THE KILL-JOY IN SCIENCE.—Philosophy separated from science when it asked the question, "Which is the knowledge of the world and of life which enables man to live most happily?" This happened in the Socratic schools; the veins of scientific investigation were bound up by the point of view of happiness,—and are so still.
PNEUMATIC EXPLANATION OF NATURE.—Metaphysics explains the writing of Nature, so to speak, pneumatically, as the Church and her learned men formerly did with the Bible. A great deal of understanding is required to apply to Nature the same method of strict interpretation as the philologists have now established for all books with the intention of clearly understanding what the text means, but not suspecting a double sense or even taking it for granted. Just, however, as with regard to books, the bad art of interpretation is by no means overcome, and in the most cultivated society one still constantly comes across the remains of allegorical and mystic interpretation, so it is also with regard to Nature, indeed it is even much worse.

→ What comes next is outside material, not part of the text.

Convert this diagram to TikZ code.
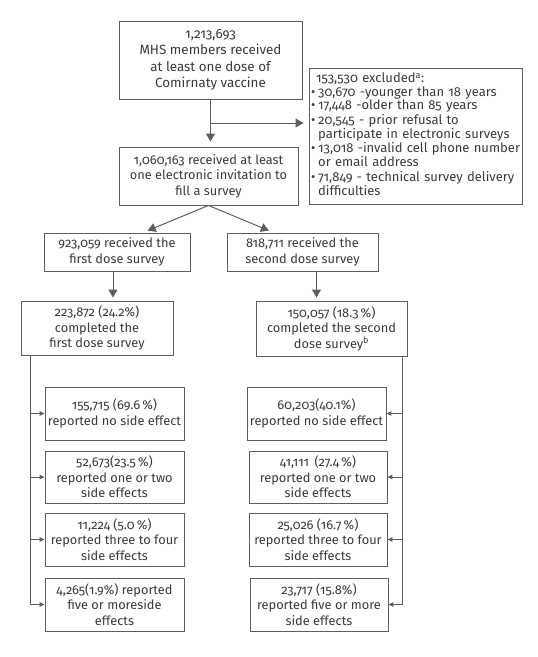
\documentclass[tikz,border=0pt]{standalone}
\usepackage{fontspec}
\setmainfont{Fira Sans}[Numbers=OldStyle]
\usetikzlibrary{arrows.meta,calc}
\definecolor{txt}{HTML}{3A3A3A}
\definecolor{ln}{HTML}{5E5E5E}
\begin{document}
\begin{tikzpicture}[x=1pt,y=-1pt,
  box/.style={draw=ln, line width=0.9pt, text=txt, align=center, inner sep=0pt,
    font=\fontsize{12.8}{15.5}\selectfont},
  arr/.style={draw=ln, line width=1pt, -{Triangle[length=8pt,width=9pt]}, shorten >=5pt},
  sarr/.style={draw=ln, line width=1pt, -{Triangle[length=5pt,width=4.5pt]}},
  conn/.style={draw=ln, line width=1pt}]
\useasboundingbox (0,0) rectangle (538,657);

\node[box, minimum width=183pt, minimum height=78pt, font=\fontsize{13.4}{16.5}\selectfont] (top) at (210.5,60)
  {1,213,693\\MHS members received\\at least one dose of\\Comirnaty vaccine};

\node[box, minimum width=213pt, minimum height=136pt, text width=209pt, align=left, inner xsep=0pt,
  font=\fontsize{13}{13.6}\selectfont] (ex) at (415.5,136)
  {\begin{tabular}{@{}l@{\hspace{3pt}}l@{}}
   \multicolumn{2}{@{\hspace{5pt}}l@{}}{153,530 excluded\textsuperscript{a}:}\\
   \textbullet & 30,670 -younger than 18 years\\
   \textbullet & 17,448 -older than 85 years\\
   \textbullet & 20,545 - prior refusal to\\
               & participate in electronic surveys\\
   \textbullet & 13,018 -invalid cell phone number\\
               & or email address\\
   \textbullet & 71,849 - technical survey delivery\\
               & difficulties
   \end{tabular}};

\node[box, minimum width=179pt, minimum height=58pt] (mid) at (208.5,176)
  {1,060,163 received at least\\one electronic invitation to\\fill a survey};

\node[box, minimum width=146pt, minimum height=38pt] (f1) at (117,252)
  {923,059 received the\\first dose survey};
\node[box, minimum width=151pt, minimum height=38pt] (s1) at (302.5,252)
  {818,711 received the\\second dose survey};

\node[box, minimum width=152pt, minimum height=54pt] (c1) at (97,328)
  {223,872 (24.2\%)\\completed the\\first dose survey};
\node[box, minimum width=151pt, minimum height=55pt] (c2) at (331.5,328.5)
  {150,057 (18.3\,\%)\\completed the second\\dose survey\textsuperscript{b}};

\node[box, minimum width=139pt, minimum height=53pt] (L1) at (114.5,413.5)
  {155,715 (69.6\,\%)\\reported no side effect};
\node[box, minimum width=139pt, minimum height=52pt] (L2) at (114.5,477)
  {52,673(23.5\,\%)\\reported one or two\\side effects};
\node[box, minimum width=139pt, minimum height=53pt] (L3) at (114.5,539.5)
  {11,224 (5.0\,\%)\\reported three to four\\side effects};
\node[box, minimum width=139pt, minimum height=53pt] (L4) at (114.5,604.5)
  {4,265(1.9\%) reported\\five or moreside\\effects};

\node[box, minimum width=139pt, minimum height=53pt] (R1) at (316.5,413.5)
  {60,203(40.1\%)\\reported no side effect};
\node[box, minimum width=138pt, minimum height=52pt] (R2) at (318,477)
  {41,111 \,(27.4\,\%)\\reported one or two\\side effects};
\node[box, minimum width=138pt, minimum height=53pt] (R3) at (318,539.5)
  {25,026 (16.7\,\%)\\reported three to four\\side effects};
\node[box, minimum width=138pt, minimum height=53pt] (R4) at (319,604.5)
  {23,717 (15.8\%)\\reported five or more\\side effects};

% top connectors
\draw[arr] (top.south) -- (top.south |- mid.north);
\coordinate (br) at ($(top.south)!0.5!(top.south |- mid.north)$);
\draw[arr] (br) -- (br -| ex.west);

\draw[arr] (mid.south) -- ([xshift=26pt]f1.north);
\draw[arr] (mid.south) -- ([xshift=-29pt]s1.north);

\coordinate (fd) at ([xshift=-4pt]f1.south);
\draw[arr, shorten >=3pt] (fd) -- (fd |- c1.north);
\coordinate (sd) at ([xshift=14pt]s1.south);
\draw[arr, shorten >=3pt] (sd) -- (sd |- c2.north);

% left branches
\coordinate (lt) at ([xshift=10pt]c1.south west);
\draw[sarr] (lt) |- (L4.west);
\draw[sarr] (lt |- L1.west) -- (L1.west);
\draw[sarr] (lt |- L2.west) -- (L2.west);
\draw[sarr] (lt |- L3.west) -- (L3.west);

% right branches
\coordinate (rt) at ([xshift=-5pt]c2.south east);
\draw[sarr] (rt) |- (R4.east);
\draw[sarr] (rt |- R1.east) -- (R1.east);
\draw[sarr] (rt |- R2.east) -- (R2.east);
\draw[sarr] (rt |- R3.east) -- (R3.east);
\end{tikzpicture}
\end{document}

THE METAPHYSICAL WORLD.—It is true that there might be a metaphysical world; the absolute possibility of it is hardly to be disputed. We look at everything through the human head and cannot cut this head off; while the question remains, What would be left of the world if it had been cut off? This is a purely scientific problem, and one not very likely to trouble mankind; but everything which has hitherto made metaphysical suppositions valuable, terrible, delightful for man, what has produced them, is passion, error, and self-deception; the very worst methods of knowledge, not the best, have taught belief therein. When these methods have been discovered as the foundation of all existing religions and metaphysics, they have been refuted. Then there still always remains that possibility; but there is nothing to be done with it, much less is it possible to let happiness, salvation, and life depend on the spider-thread of such a possibility. For nothing could be said of the metaphysical world but that it would be a different condition, a condition inaccessible and incomprehensible to us; it would be a thing of negative qualities. Were the existence of such a world ever so well proved, the fact would nevertheless remain that it would be precisely the most irrelevant of all forms of knowledge: more irrelevant than the knowledge of the chemical analysis of water to the sailor in danger in a storm.

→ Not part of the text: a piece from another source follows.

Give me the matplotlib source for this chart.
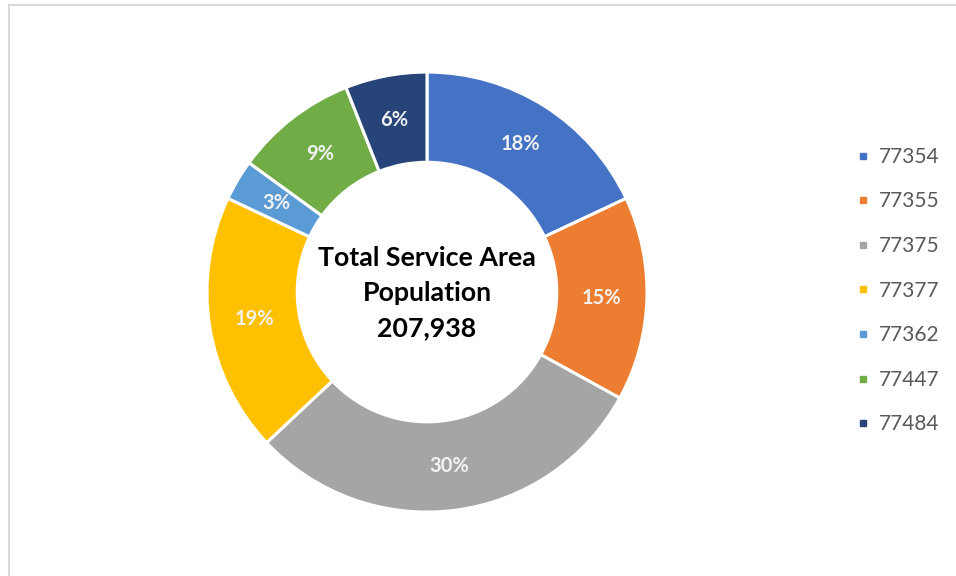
import matplotlib.pyplot as plt
from matplotlib.lines import Line2D

# service area population share by zip code
zip_codes = ["77354", "77355", "77375", "77377", "77362", "77447", "77484"]
shares = [18, 15, 30, 19, 3, 9, 6]
colors = ["#4472C4", "#ED7D31", "#A5A5A5", "#FFC000", "#5B9BD5", "#70AD47", "#264478"]
total_population = 207938

plt.rcParams["font.family"] = ["Lato", "DejaVu Sans"]

fig = plt.figure(figsize=(9.56, 5.76), dpi=100)
ax = fig.add_axes([0.2165, 0.111, 0.4603, 0.7639])

wedges, texts = ax.pie(
    shares,
    colors=colors,
    startangle=90,
    counterclock=False,
    radius=1.0,
    wedgeprops=dict(width=0.41, edgecolor="white", linewidth=2.2),
    labels=[f"{s}%" for s in shares],
    labeldistance=0.795,
    textprops=dict(color="#F2F2F2", fontsize=14.5, fontweight="bold",
                   ha="center", va="center"),
)
for t in texts:
    t.set_horizontalalignment("center")
    t.set_verticalalignment("center")

ax.text(0, -0.005, f"Total Service Area\nPopulation\n{total_population:,}",
        ha="center", va="center", fontsize=19.3, fontweight="bold",
        color="black", linespacing=1.54)
ax.set_xlim(-1, 1)
ax.set_ylim(-1, 1)
ax.set_aspect("equal")
ax.axis("off")

# legend on the right
handles = [Line2D([], [], marker="s", linestyle="none", markersize=5,
                  markerfacecolor=c, markeredgecolor=c) for c in colors]
fig.legend(handles, zip_codes, loc="upper left", bbox_to_anchor=(0.896, 0.745),
           frameon=False, fontsize=15, labelcolor="#595959",
           handlelength=0.6, handletextpad=0.45, labelspacing=1.18,
           borderaxespad=0, borderpad=0)

# light frame along top and left edges
fig.add_artist(Line2D([0.0094, 1.0], [0.991, 0.991], color="#D9D9D9", linewidth=1.5))
fig.add_artist(Line2D([0.0094, 0.0094], [0.0, 0.991], color="#D9D9D9", linewidth=1.5))

fig.savefig("out.png", dpi=100)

THE HARMLESSNESS OF METAPHYSICS IN THE FUTURE.—Directly the origins of religion, art, and morals have been so described that one can perfectly explain them without having recourse to metaphysical concepts at the beginning and in the course of the path, the strongest interest in the purely theoretical problem of the "thing-in-itself" and the "phenomenon" ceases. For however it may be here, with religion, art, and morals we do not touch the "essence of the world in itself"; we are in the domain of representation, no "intuition" can carry us further. With the greatest calmness we shall leave the question as to how our own conception of the world can differ so widely from the revealed essence of the world, to physiology and the history of the evolution of organisms and ideas.

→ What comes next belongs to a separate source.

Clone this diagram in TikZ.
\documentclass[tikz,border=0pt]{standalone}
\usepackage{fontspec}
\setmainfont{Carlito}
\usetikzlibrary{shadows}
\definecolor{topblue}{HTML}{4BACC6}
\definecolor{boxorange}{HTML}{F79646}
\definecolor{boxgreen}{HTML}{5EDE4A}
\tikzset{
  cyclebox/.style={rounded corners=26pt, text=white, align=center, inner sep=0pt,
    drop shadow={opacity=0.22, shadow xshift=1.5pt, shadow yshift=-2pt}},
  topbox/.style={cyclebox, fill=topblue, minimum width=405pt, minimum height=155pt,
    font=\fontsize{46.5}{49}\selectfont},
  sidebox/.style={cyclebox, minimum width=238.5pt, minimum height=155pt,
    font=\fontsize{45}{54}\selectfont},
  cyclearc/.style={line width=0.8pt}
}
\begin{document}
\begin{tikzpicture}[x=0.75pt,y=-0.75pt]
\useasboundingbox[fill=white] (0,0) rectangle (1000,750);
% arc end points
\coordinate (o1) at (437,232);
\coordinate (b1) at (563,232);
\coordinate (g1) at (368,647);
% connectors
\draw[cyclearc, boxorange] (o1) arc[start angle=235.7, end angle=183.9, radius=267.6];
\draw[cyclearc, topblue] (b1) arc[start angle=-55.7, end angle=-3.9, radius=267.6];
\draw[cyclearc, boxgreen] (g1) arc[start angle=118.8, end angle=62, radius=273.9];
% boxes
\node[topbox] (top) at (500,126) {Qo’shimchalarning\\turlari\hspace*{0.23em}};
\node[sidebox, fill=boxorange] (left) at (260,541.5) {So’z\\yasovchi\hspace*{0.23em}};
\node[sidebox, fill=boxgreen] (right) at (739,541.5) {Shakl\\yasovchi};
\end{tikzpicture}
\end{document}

LANGUAGE AS A PRESUMPTIVE SCIENCE.—The importance of language for the development of culture lies in the fact that in language man has placed a world of his own beside the other, a position which he deemed so fixed that he might therefrom lift the rest of the world off its hinges, and make himself master of it. Inasmuch as man has believed in the ideas and names of things as æternæ veritates for a great length of time, he has acquired that pride by which he has raised himself above the animal; he really thought that in language he possessed the knowledge of the world. The maker of language was not modest enough to think that he only gave designations to things, he believed rather that with his words he expressed the widest knowledge of the things; in reality language is the first step in the endeavour after science. Here also it is belief in ascertained truth, from which the mightiest sources of strength have flowed. Much later—only now—it is dawning upon men that they have propagated a tremendous error in their belief in language. Fortunately it is now too late to reverse the development of reason, which is founded upon that belief. Logic, also, is founded upon suppositions to which nothing in the actual world corresponds,—for instance, on the supposition of the equality of things, and the identity of the same thing at different points of time,—but that particular science arose out of the contrary belief (that such things really existed in the actual world). It is the same with mathematics, which would certainly not have arisen if it had been known from the beginning that in Nature there are no exactly straight lines, no real circle, no absolute standard of size.
DREAM AND CULTURE.—The function of the brain which is most influenced by sleep is the memory; not that it entirely ceases; but it is brought back to a condition of imperfection, such as every one may have experienced in prehistoric times, whether asleep or awake. Arbitrary and confused as it is, it constantly confounds things on the ground of the most fleeting resemblances; but with the same arbitrariness and confusion the ancients invented their mythologies, and even at the present day travellers are accustomed to remark how prone the savage is to forgetfulness, how, after a short tension of memory, his mind begins to sway here and there from sheer weariness and gives forth lies and nonsense. But in dreams we all resemble the savage; bad recognition and erroneous comparisons are the reasons of the bad conclusions, of which we are guilty in dreams: so that, when we clearly recollect what we have dreamt, we are alarmed at ourselves at harbouring so much foolishness within us. The perfect distinctness of all dream-representations, which pre-suppose absolute faith in their reality, recall the conditions that appertain to primitive man, in whom hallucination was extraordinarily frequent, and sometimes simultaneously seized entire communities, entire nations. Therefore, in sleep and in dreams we once more carry out the task of early humanity.